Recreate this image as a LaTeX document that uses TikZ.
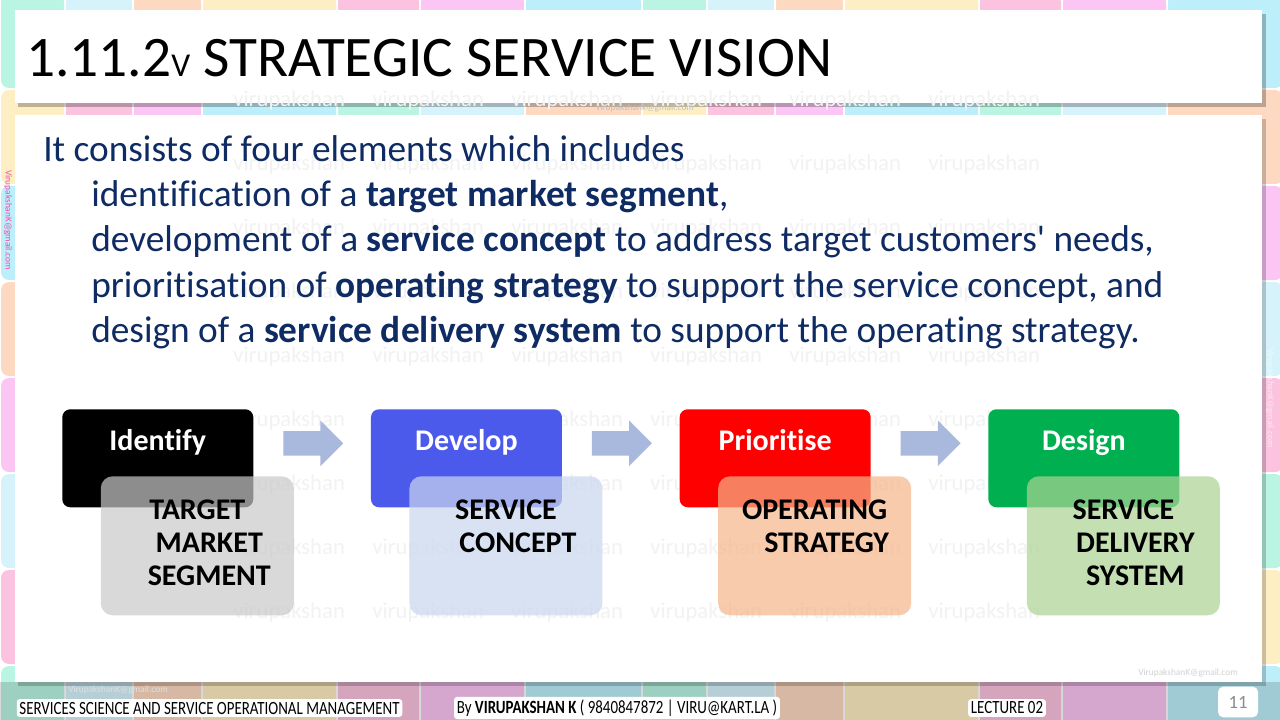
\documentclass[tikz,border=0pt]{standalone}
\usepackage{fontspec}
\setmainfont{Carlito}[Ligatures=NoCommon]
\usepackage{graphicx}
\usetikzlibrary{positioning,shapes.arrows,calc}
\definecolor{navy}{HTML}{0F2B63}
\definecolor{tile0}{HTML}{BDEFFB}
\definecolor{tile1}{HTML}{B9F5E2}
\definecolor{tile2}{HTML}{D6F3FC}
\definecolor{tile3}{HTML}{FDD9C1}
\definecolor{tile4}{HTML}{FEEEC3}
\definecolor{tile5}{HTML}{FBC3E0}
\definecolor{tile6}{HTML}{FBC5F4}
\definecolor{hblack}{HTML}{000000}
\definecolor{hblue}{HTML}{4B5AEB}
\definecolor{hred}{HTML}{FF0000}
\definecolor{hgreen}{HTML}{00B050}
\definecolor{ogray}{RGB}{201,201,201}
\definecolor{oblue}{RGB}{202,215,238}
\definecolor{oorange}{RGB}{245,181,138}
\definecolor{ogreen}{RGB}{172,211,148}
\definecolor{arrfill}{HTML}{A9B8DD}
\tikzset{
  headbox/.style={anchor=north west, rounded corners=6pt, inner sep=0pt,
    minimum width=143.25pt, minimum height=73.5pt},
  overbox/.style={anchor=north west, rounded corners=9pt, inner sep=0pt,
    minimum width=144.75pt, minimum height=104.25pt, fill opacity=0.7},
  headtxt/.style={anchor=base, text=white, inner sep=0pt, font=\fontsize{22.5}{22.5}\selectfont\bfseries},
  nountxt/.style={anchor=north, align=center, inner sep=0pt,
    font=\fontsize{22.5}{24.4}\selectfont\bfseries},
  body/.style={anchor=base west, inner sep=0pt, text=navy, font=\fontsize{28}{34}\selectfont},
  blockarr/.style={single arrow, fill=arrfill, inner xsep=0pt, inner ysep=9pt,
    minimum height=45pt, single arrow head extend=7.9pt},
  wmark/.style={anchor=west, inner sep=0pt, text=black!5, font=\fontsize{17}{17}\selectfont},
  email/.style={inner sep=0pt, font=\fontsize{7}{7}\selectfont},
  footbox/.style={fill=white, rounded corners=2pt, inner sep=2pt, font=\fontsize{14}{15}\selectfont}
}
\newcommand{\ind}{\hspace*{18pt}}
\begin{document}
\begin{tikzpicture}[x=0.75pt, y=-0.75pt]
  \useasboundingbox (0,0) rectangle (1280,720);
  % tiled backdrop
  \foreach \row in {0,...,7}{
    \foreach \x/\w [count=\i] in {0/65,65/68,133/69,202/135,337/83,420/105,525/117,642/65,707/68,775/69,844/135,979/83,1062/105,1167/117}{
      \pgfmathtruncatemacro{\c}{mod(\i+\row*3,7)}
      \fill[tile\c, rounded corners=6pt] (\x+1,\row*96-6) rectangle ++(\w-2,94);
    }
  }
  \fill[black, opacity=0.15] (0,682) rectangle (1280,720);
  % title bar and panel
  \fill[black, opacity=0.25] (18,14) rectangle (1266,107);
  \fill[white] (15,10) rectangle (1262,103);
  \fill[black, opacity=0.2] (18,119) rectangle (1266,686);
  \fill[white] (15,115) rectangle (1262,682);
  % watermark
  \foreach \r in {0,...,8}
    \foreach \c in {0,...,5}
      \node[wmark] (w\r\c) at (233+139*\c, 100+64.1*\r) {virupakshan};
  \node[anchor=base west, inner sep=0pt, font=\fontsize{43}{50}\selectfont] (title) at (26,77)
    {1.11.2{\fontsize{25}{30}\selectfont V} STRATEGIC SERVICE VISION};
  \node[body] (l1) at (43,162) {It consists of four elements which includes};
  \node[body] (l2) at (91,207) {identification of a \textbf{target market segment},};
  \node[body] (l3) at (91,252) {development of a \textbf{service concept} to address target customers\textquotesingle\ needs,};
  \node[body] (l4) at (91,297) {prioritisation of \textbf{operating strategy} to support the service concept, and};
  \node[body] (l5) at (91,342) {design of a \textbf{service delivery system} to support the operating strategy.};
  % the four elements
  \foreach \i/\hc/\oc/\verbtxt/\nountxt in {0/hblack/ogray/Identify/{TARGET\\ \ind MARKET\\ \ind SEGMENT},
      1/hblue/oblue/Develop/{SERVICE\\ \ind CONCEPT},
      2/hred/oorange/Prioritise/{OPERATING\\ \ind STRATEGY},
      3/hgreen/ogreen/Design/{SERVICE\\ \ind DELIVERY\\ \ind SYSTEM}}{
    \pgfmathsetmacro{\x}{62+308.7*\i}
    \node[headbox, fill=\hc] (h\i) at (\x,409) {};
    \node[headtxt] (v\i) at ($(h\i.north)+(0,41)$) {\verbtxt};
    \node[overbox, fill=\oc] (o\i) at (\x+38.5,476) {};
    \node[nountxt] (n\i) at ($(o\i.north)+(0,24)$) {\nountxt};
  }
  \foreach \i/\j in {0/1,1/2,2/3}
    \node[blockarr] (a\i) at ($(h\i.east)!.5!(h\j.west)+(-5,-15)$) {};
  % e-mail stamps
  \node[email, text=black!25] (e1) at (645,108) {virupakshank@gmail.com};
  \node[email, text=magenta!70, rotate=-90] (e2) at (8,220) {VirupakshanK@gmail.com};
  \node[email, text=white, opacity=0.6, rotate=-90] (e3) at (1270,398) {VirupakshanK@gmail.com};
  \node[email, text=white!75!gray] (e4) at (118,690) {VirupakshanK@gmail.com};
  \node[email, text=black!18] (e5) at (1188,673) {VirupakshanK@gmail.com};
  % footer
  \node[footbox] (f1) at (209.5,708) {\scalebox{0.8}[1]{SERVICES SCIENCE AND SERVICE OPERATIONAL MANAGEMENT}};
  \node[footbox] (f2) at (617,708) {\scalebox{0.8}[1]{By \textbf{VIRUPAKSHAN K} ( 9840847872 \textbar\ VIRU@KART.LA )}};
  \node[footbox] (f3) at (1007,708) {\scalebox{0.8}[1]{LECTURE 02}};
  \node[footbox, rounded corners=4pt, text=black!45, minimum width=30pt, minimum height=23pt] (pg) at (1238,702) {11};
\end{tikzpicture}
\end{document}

════════

▶ _What is asked_
Exclude every picture and copy the remaining data exactly.

▶ _Solution to the problem_
Recreate this image as a LaTeX document that uses TikZ.
\documentclass[tikz,border=0pt]{standalone}
\usepackage{fontspec}
\setmainfont{Carlito}[Ligatures=NoCommon]
\usepackage{graphicx}
\usetikzlibrary{positioning,shapes.arrows,calc}
\definecolor{navy}{HTML}{0F2B63}
\definecolor{tile0}{HTML}{BDEFFB}
\definecolor{tile1}{HTML}{B9F5E2}
\definecolor{tile2}{HTML}{D6F3FC}
\definecolor{tile3}{HTML}{FDD9C1}
\definecolor{tile4}{HTML}{FEEEC3}
\definecolor{tile5}{HTML}{FBC3E0}
\definecolor{tile6}{HTML}{FBC5F4}
\definecolor{hblack}{HTML}{000000}
\definecolor{hblue}{HTML}{4B5AEB}
\definecolor{hred}{HTML}{FF0000}
\definecolor{hgreen}{HTML}{00B050}
\definecolor{ogray}{RGB}{201,201,201}
\definecolor{oblue}{RGB}{202,215,238}
\definecolor{oorange}{RGB}{245,181,138}
\definecolor{ogreen}{RGB}{172,211,148}
\definecolor{arrfill}{HTML}{A9B8DD}
\tikzset{
  headbox/.style={anchor=north west, rounded corners=6pt, inner sep=0pt,
    minimum width=143.25pt, minimum height=73.5pt},
  overbox/.style={anchor=north west, rounded corners=9pt, inner sep=0pt,
    minimum width=144.75pt, minimum height=104.25pt, fill opacity=0.7},
  headtxt/.style={anchor=base, text=white, inner sep=0pt, font=\fontsize{22.5}{22.5}\selectfont\bfseries},
  nountxt/.style={anchor=north, align=center, inner sep=0pt,
    font=\fontsize{22.5}{24.4}\selectfont\bfseries},
  body/.style={anchor=base west, inner sep=0pt, text=navy, font=\fontsize{28}{34}\selectfont},
  blockarr/.style={single arrow, fill=arrfill, inner xsep=0pt, inner ysep=9pt,
    minimum height=45pt, single arrow head extend=7.9pt},
  wmark/.style={anchor=west, inner sep=0pt, text=black!5, font=\fontsize{17}{17}\selectfont},
  email/.style={inner sep=0pt, font=\fontsize{7}{7}\selectfont},
  footbox/.style={fill=white, rounded corners=2pt, inner sep=2pt, font=\fontsize{14}{15}\selectfont}
}
\newcommand{\ind}{\hspace*{18pt}}
\begin{document}
\begin{tikzpicture}[x=0.75pt, y=-0.75pt]
  \useasboundingbox (0,0) rectangle (1280,720);
  % tiled backdrop
  \foreach \row in {0,...,7}{
    \foreach \x/\w [count=\i] in {0/65,65/68,133/69,202/135,337/83,420/105,525/117,642/65,707/68,775/69,844/135,979/83,1062/105,1167/117}{
      \pgfmathtruncatemacro{\c}{mod(\i+\row*3,7)}
      \fill[tile\c, rounded corners=6pt] (\x+1,\row*96-6) rectangle ++(\w-2,94);
    }
  }
  \fill[black, opacity=0.15] (0,682) rectangle (1280,720);
  % title bar and panel
  \fill[black, opacity=0.25] (18,14) rectangle (1266,107);
  \fill[white] (15,10) rectangle (1262,103);
  \fill[black, opacity=0.2] (18,119) rectangle (1266,686);
  \fill[white] (15,115) rectangle (1262,682);
  % watermark
  \foreach \r in {0,...,8}
    \foreach \c in {0,...,5}
      \node[wmark] (w\r\c) at (233+139*\c, 100+64.1*\r) {virupakshan};
  \node[anchor=base west, inner sep=0pt, font=\fontsize{43}{50}\selectfont] (title) at (26,77)
    {1.11.2{\fontsize{25}{30}\selectfont V} STRATEGIC SERVICE VISION};
  \node[body] (l1) at (43,162) {It consists of four elements which includes};
  \node[body] (l2) at (91,207) {identification of a \textbf{target market segment},};
  \node[body] (l3) at (91,252) {development of a \textbf{service concept} to address target customers\textquotesingle\ needs,};
  \node[body] (l4) at (91,297) {prioritisation of \textbf{operating strategy} to support the service concept, and};
  \node[body] (l5) at (91,342) {design of a \textbf{service delivery system} to support the operating strategy.};
  % the four elements
  \foreach \i/\hc/\oc/\verbtxt/\nountxt in {0/hblack/ogray/Identify/{TARGET\\ \ind MARKET\\ \ind SEGMENT},
      1/hblue/oblue/Develop/{SERVICE\\ \ind CONCEPT},
      2/hred/oorange/Prioritise/{OPERATING\\ \ind STRATEGY},
      3/hgreen/ogreen/Design/{SERVICE\\ \ind DELIVERY\\ \ind SYSTEM}}{
    \pgfmathsetmacro{\x}{62+308.7*\i}
    \node[headbox, fill=\hc] (h\i) at (\x,409) {};
    \node[headtxt] (v\i) at ($(h\i.north)+(0,41)$) {\verbtxt};
    \node[overbox, fill=\oc] (o\i) at (\x+38.5,476) {};
    \node[nountxt] (n\i) at ($(o\i.north)+(0,24)$) {\nountxt};
  }
  \foreach \i/\j in {0/1,1/2,2/3}
    \node[blockarr] (a\i) at ($(h\i.east)!.5!(h\j.west)+(-5,-15)$) {};
  % e-mail stamps
  \node[email, text=black!25] (e1) at (645,108) {virupakshank@gmail.com};
  \node[email, text=magenta!70, rotate=-90] (e2) at (8,220) {VirupakshanK@gmail.com};
  \node[email, text=white, opacity=0.6, rotate=-90] (e3) at (1270,398) {VirupakshanK@gmail.com};
  \node[email, text=white!75!gray] (e4) at (118,690) {VirupakshanK@gmail.com};
  \node[email, text=black!18] (e5) at (1188,673) {VirupakshanK@gmail.com};
  % footer
  \node[footbox] (f1) at (209.5,708) {\scalebox{0.8}[1]{SERVICES SCIENCE AND SERVICE OPERATIONAL MANAGEMENT}};
  \node[footbox] (f2) at (617,708) {\scalebox{0.8}[1]{By \textbf{VIRUPAKSHAN K} ( 9840847872 \textbar\ VIRU@KART.LA )}};
  \node[footbox] (f3) at (1007,708) {\scalebox{0.8}[1]{LECTURE 02}};
  \node[footbox, rounded corners=4pt, text=black!45, minimum width=30pt, minimum height=23pt] (pg) at (1238,702) {11};
\end{tikzpicture}
\end{document}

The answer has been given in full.